L’étranglement financier auquel se livrent les Etats-Unis en dissuadant les banques internationales de traiter avec la RPDC est ressenti par le régime comme une manœuvre pour provoquer sa chute. Et « il a pu penser ne rien avoir à perdre à renoncer à la négociation en procédant à un essai nucléaire », estime Ha Young-sun, professeur de relations internationales à l’université de Séoul. « Il s’est en outre fait jour à Pyongyang un sentiment d’urgence », poursuit-il. La déconvenue de la participation de la Chine à la condamnation de la RPDC par le Conseil de sécurité pour les tirs d’essai de missiles du 5 juillet a confirmé le régime dans l’idée qu’il ne peut compter sur personne. Défi à la communauté internationale, l’essai nucléaire pourrait être aussi une manifestation d’indépendance vis-à-vis de la Chine.

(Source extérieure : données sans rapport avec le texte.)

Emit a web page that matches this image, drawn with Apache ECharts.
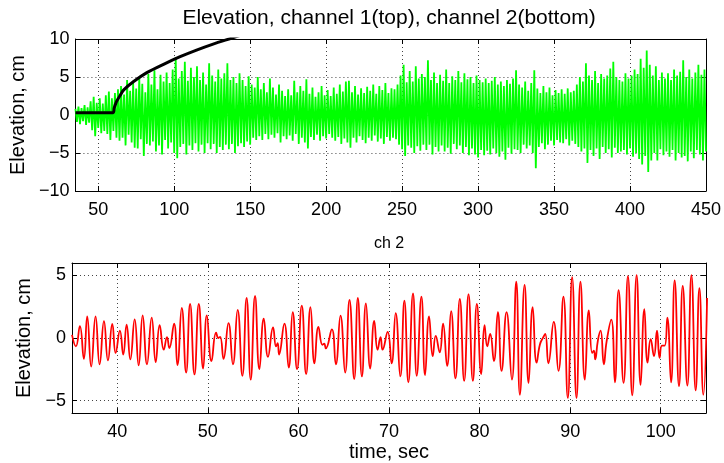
<!DOCTYPE html>
<html>
<head>
<meta charset="utf-8">
<script src="https://cdn.jsdelivr.net/npm/echarts@6/dist/echarts.min.js"></script>
<style>html,body{margin:0;padding:0;background:#fff}#c{width:724px;height:463px}</style>
</head>
<body>
<div id="c"></div>
<script>
// ---- Top panel (channel 1): green signal, peaks at t=35,37,...,449 and troughs at t=36,38,...,450
const greenT0 = 35;
const greenHi = [
0.8,1.1,0.9,1.3,1.0, 1.8,2.4,1.6,2.2,1.5, 2.6,3.1,2.2,2.9,3.4, 3.8,2.7,4.6,3.2,4.2,
3.5,5.0,4.1,3.0,5.4, 4.0,5.9,3.4,5.3,4.4, 5.6,4.2,6.0,7.6,4.8, 5.8,7.0,4.5,6.2,5.0,
6.4,4.6,5.6,4.0,6.8, 5.2,4.4,6.0,4.8,5.5, 6.8,4.6,5.0,4.2,5.5, 4.6,3.8,5.1,4.0,3.6,
5.0,3.4,4.2,3.0,4.8, 3.6,2.7,4.0,3.2,2.5, 3.4,2.6,4.5,3.0,3.8, 3.2,4.7,2.8,3.6,2.4,
3.0,3.8,2.6,3.3,2.5, 3.6,2.8,4.0,3.1,4.4, 4.5,3.0,3.8,2.7,3.5, 2.9,3.7,3.2,4.0,2.8,
3.8,3.3,4.2,2.9,3.5, 3.4,4.0,5.2,6.6,4.3, 5.8,4.4,6.4,4.8,5.4, 5.0,7.2,4.6,5.6,4.2,
5.3,4.5,6.0,4.2,5.1, 4.6,5.8,4.3,5.5,4.7, 5.0,4.2,5.2,4.6,4.3, 4.8,4.2,4.5,5.0,4.0,
4.4,3.8,4.6,4.1,4.8, 5.9,4.0,3.6,4.4,3.2, 4.2,5.9,3.5,2.9,3.8, 3.0,3.6,2.6,3.3,2.9,
3.4,2.8,3.5,3.0,3.2, 4.0,5.0,4.4,6.8,5.2, 4.6,5.8,4.2,5.4,4.8, 5.2,6.1,7.0,5.0,4.6,
4.4,5.5,4.8,5.2,6.0, 5.4,7.4,6.2,8.5,6.6, 5.2,6.4,4.6,5.6,4.8, 5.5,4.6,6.0,5.2,5.7,
7.2,5.0,6.0,4.8,5.6, 6.6,5.3,6.0
];
const greenLo = [
-0.9,-1.2,-0.8,-1.3,-1.0, -2.0,-2.8,-1.7,-2.4,-2.1, -2.5,-3.3,-2.1,-3.0,-3.4, -3.0,-4.0,-2.6,-3.6,-4.3,
-4.4,-3.2,-5.4,-3.8,-4.0, -3.5,-4.8,-4.0,-5.2,-3.3, -4.4,-3.6,-5.0,-5.7,-4.2, -3.8,-5.2,-4.0,-4.6,-3.7,
-4.8,-3.9,-5.0,-3.7,-4.5, -3.8,-5.0,-4.2,-4.6,-3.9, -4.5,-3.8,-5.0,-4.1,-3.7, -4.2,-3.5,-3.9,-3.0,-3.3,
-2.8,-3.3,-2.5,-3.2,-2.6, -3.0,-2.4,-3.6,-2.8,-3.2, -2.7,-3.4,-2.5,-3.8,-3.0, -3.6,-4.4,-2.9,-3.3,-2.6,
-3.4,-2.8,-3.1,-2.5,-3.0, -3.4,-2.9,-3.8,-3.1,-3.6, -4.3,-3.0,-3.6,-2.8,-3.3, -3.7,-3.0,-3.4,-2.7,-3.5,
-3.1,-3.8,-2.9,-3.4,-3.0, -3.2,-3.9,-4.5,-5.4,-4.0, -4.3,-5.0,-4.1,-4.7,-3.9, -4.6,-3.9,-5.2,-4.2,-4.8,
-4.0,-4.8,-4.3,-5.1,-3.8, -4.5,-4.0,-5.0,-4.2,-5.3, -4.4,-5.2,-5.6,-4.6,-5.3, -4.7,-5.2,-4.4,-5.0,-5.5,
-4.8,-5.9,-4.3,-5.1,-4.5, -4.6,-5.0,-3.9,-4.4,-4.0, -5.0,-7.0,-4.2,-3.7,-4.5, -3.9,-3.4,-4.0,-3.3,-3.6,
-3.7,-3.2,-4.0,-3.4,-3.8, -4.2,-4.8,-4.4,-6.3,-4.6, -5.4,-4.4,-5.8,-4.2,-5.0, -4.5,-5.6,-4.3,-5.0,-4.8,
-4.6,-5.2,-4.4,-5.5,-5.0, -5.8,-6.5,-5.4,-7.5,-6.0, -5.0,-6.0,-4.5,-5.3,-4.8, -5.5,-4.6,-6.0,-5.0,-5.6,
-5.4,-6.1,-4.8,-5.7,-4.6, -5.2,-6.0,-4.8
];
// black trend curve on the top panel
const blackT = [35, 59.8, 60.5, 61.5, 62.4, 64.5, 66.8, 73.3, 82, 93, 103.9, 114.7, 125.6, 137.6, 150];
const blackV = [0.3, 0.3, 0.9, 1.5, 1.9, 2.6, 3.3, 4.4, 5.57, 6.67, 7.67, 8.54, 9.33, 10.1, 10.9];

// ---- Bottom panel (channel 2): red signal, extrema
const redT = [35.0,35.43,35.87,36.31,36.68,37.12,37.6,38.05,38.53,38.97,39.45,39.82,40.29,40.66,41.03,41.44,41.92,42.36,42.8,43.28,
43.8,44.24,44.68,45.13,45.49,45.75,46.27,46.64,47.12,47.6,48.04,48.52,49.0,49.48,49.88,50.4,50.91,51.17,51.36,51.73,
52.28,52.77,53.29,53.81,54.28,54.73,55.21,55.69,56.17,56.64,57.2,57.53,57.71,57.86,58.45,58.93,59.37,59.85,60.37,60.85,
61.33,61.77,62.21,62.65,62.84,63.02,63.69,64.13,64.65,65.16,65.64,66.16,66.56,67.01,67.45,67.93,68.37,68.74,69.07,69.29,
69.85,70.29,70.74,71.25,71.7,72.14,72.65,73.06,73.58,73.98,74.42,74.83,75.16,75.6,75.97,76.42,76.86,77.34,77.82,78.3,
78.78,79.26,79.7,80.18,80.55,80.85,81.17,81.58,82.02,82.43,82.98,83.57,84.05,84.45,84.97,85.41,85.86,86.3,86.67,87.04,
87.25,87.6,88.19,88.71,89.26,89.74,90.22,90.7,91.14,91.62,92.06,92.43,92.62,92.77,93.06,93.36,93.72,94.02,94.54,94.94,
95.35,95.9,96.38,96.86,97.34,97.78,98.19,98.55,98.89,99.26,99.59,99.88,100.14,100.43,100.73,101.14,101.54,102.02,102.43,102.94,
103.39,103.86,104.27,104.71,105.12];
const redV = [0.25,-0.67,0.95,-1.66,1.74,-2.29,1.74,-2.1,1.35,-1.79,1.14,-1.19,0.59,-1.32,1.08,-1.71,1.5,-2.18,1.82,-2.1,
1.63,-1.92,1.03,-0.93,0.07,-0.8,1.16,-2.16,2.42,-2.76,2.73,-2.91,2.73,-2.44,1.82,-1.84,0.43,0.0,0.1,-1.66,
1.2,-2.1,2.26,-3.02,3.2,-3.33,3.36,-2.49,1.55,-1.5,0.85,-0.67,-0.4,-1.32,1.16,-2.36,2.08,-2.49,2.6,-2.89,
2.47,-2.02,0.9,-0.54,-0.45,-0.82,0.69,-2.1,1.79,-2.76,3.04,-3.28,3.2,-3.07,2.78,-2.44,1.37,-0.93,0.07,-0.93,
0.5,-2.02,2.0,-3.07,2.99,-3.54,3.56,-3.02,3.3,-2.96,1.74,-1.45,0.17,-1.14,1.16,-2.23,2.16,-3.23,3.12,-3.43,
3.51,-3.43,2.73,-2.89,1.03,-0.67,0.33,-1.84,2.08,-2.63,2.08,-3.33,4.5,-4.53,4.25,-3.59,2.47,-1.97,-0.5,0.07,
0.33,-2.02,1.29,-2.63,3.3,-4.79,4.87,-4.79,4.5,-3.33,2.21,-1.19,-1.0,-1.71,-0.2,0.59,-2.1,-0.3,1.48,-3.54,
3.83,-3.59,4.95,-4.58,5.03,-3.75,2.31,-1.97,-0.09,-1.45,0.59,-1.58,-0.6,-0.6,1.63,-3.54,4.61,-3.85,4.17,-3.8,
5.03,-4.19,3.98,-4.53,3.2];

// ---- tick labels
const topXTicks = [50,100,150,200,250,300,350,400,450];
const topYTicks = [-10,-5,0,5,10];
const botXTicks = [40,50,60,70,80,90,100];
const botYTicks = [-5,0,5];

const greenData = [];
for (let i = 0; i < greenHi.length; i++) {
  greenData.push([greenT0 + 2 * i, greenHi[i]]);
  greenData.push([greenT0 + 2 * i + 1, greenLo[i]]);
}
const blackData = blackT.map((t, i) => [t, blackV[i]]);
const redData = redT.map((t, i) => [t, redV[i]]);

const FONT = 'Liberation Sans';
const minus = v => String(v).replace('-', '\u2212');
const gridLine = {show: true, lineStyle: {color: '#444', width: 1, type: [1, 3]}};

function xAx(grid, min, max, ticks, bottom) {
  return {
    type: 'value', gridIndex: grid, min: min, max: max, position: bottom ? 'bottom' : 'top',
    axisLine: {onZero: false, lineStyle: {color: '#000', width: 1}},
    axisTick: {inside: true, length: 5, customValues: ticks, lineStyle: {color: '#000'}},
    axisLabel: {show: bottom, customValues: ticks, color: '#000', fontSize: 18, fontFamily: FONT, margin: 10, formatter: minus},
    splitLine: bottom ? gridLine : {show: false}
  };
}
function yAx(grid, min, max, ticks, left) {
  return {
    type: 'value', gridIndex: grid, min: min, max: max, position: left ? 'left' : 'right',
    axisLine: {onZero: false, lineStyle: {color: '#000', width: 1}},
    axisTick: {inside: true, length: 5, customValues: ticks, lineStyle: {color: '#000'}},
    axisLabel: {show: left, customValues: ticks, color: '#000', fontSize: 18, fontFamily: FONT, margin: 6, formatter: minus},
    splitLine: left ? gridLine : {show: false},
    name: left ? 'Elevation, cm' : '', nameLocation: 'middle', nameGap: 37, nameRotate: 90,
    nameTextStyle: {color: '#000', fontSize: 20, fontFamily: FONT}
  };
}

const chart = echarts.init(document.getElementById('c'), null, {renderer: 'canvas'});
chart.setOption({
  animation: false,
  backgroundColor: '#fff',
  grid: [
    {left: 72, top: 39, width: 634, height: 152},
    {left: 72, top: 263, width: 634, height: 152}
  ],
  xAxis: [
    xAx(0, 35, 450, topXTicks, true),
    xAx(0, 35, 450, topXTicks, false),
    Object.assign(xAx(1, 35, 105, botXTicks, true), {name: 'time, sec', nameLocation: 'middle', nameGap: 19, nameTextStyle: {color: '#000', fontSize: 20, fontFamily: FONT}}),
    xAx(1, 35, 105, botXTicks, false)
  ],
  yAxis: [
    Object.assign(yAx(0, -10, 10, topYTicks, true), {interval: 5}),
    Object.assign(yAx(0, -10, 10, topYTicks, false), {interval: 5}),
    yAx(1, -6, 6, botYTicks, true),
    yAx(1, -6, 6, botYTicks, false)
  ],
  graphic: [
    {type: 'text', x: 389, y: 18, style: {text: 'Elevation, channel 1(top), channel 2(bottom)', fill: '#000', font: '21px "Liberation Sans"', align: 'center', verticalAlign: 'middle'}},
    {type: 'text', x: 389, y: 244, style: {text: 'ch 2', fill: '#000', font: '16px "Liberation Sans"', align: 'center', verticalAlign: 'middle'}}
  ],
  series: [
    {type: 'line', xAxisIndex: 0, yAxisIndex: 0, data: greenData, showSymbol: false, clip: true,
     lineStyle: {color: '#00ff00', width: 1.8}, z: 2},
    {type: 'line', xAxisIndex: 0, yAxisIndex: 0, data: blackData, showSymbol: false, clip: true, smooth: 0.3,
     lineStyle: {color: '#000', width: 3}, z: 3},
    {type: 'line', xAxisIndex: 2, yAxisIndex: 2, data: redData, showSymbol: false, clip: true, smooth: 0.5,
     lineStyle: {color: '#ff0000', width: 1.8}, z: 2}
  ]
});
</script>
</body>
</html>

Les relations entre Pékin et Pyongyang, étroites en apparence, sont loin d’être chaleureuses. La RPDC dépend de la Chine pour ses approvisionnements en denrées alimentaires et en énergie, mais elle sait aussi que la priorité de Pékin est la stabilité régionale, condition de la poursuite de son expansion économique. La Chine ne veut pas d’un effondrement du régime qui entraînerait le chaos dans la péninsule, un afflux de réfugiés à sa frontière et, en cas de réunification sous l’égide du Sud, l’arrivée à ses portes des troupes américaines qui y sont stationnées.
Le régime de Pyongyang agace les Chinois, mais la RPDC est une composante de leur système de sécurité. « La menace nord-coréenne est perçue par les militaires chinois comme un contrepoids à la présence américaine en Asie », souligne John Tkacik de Heritage Foundation, à Washington. Les deux pays sont liés par le traité de défense mutuelle de 1961 et, ajoute-t-il, « la politique chinoise à l’égard de Pyongyang est gérée par l’état-major plus que par les diplomates ».
Favoriser un coup d’Etat militaire prochinois à Pyongyang « est une option caressée par Pékin, mais elle serait encore plus risquée que le maintien de Kim Jong-il », observe Pail Hak-soon. « Aucun régime, poursuit-il, ne tiendra en main le pays comme il le fait. Et aujourd’hui que la RPDC est une puissance nucléaire, son effondrement serait encore plus dangereux » en raison de l’instabilité qui en résulterait. Dans une situation aussi bloquée, la négociation paraît s’imposer. Tel est du moins le pari, risqué, de Pyongyang.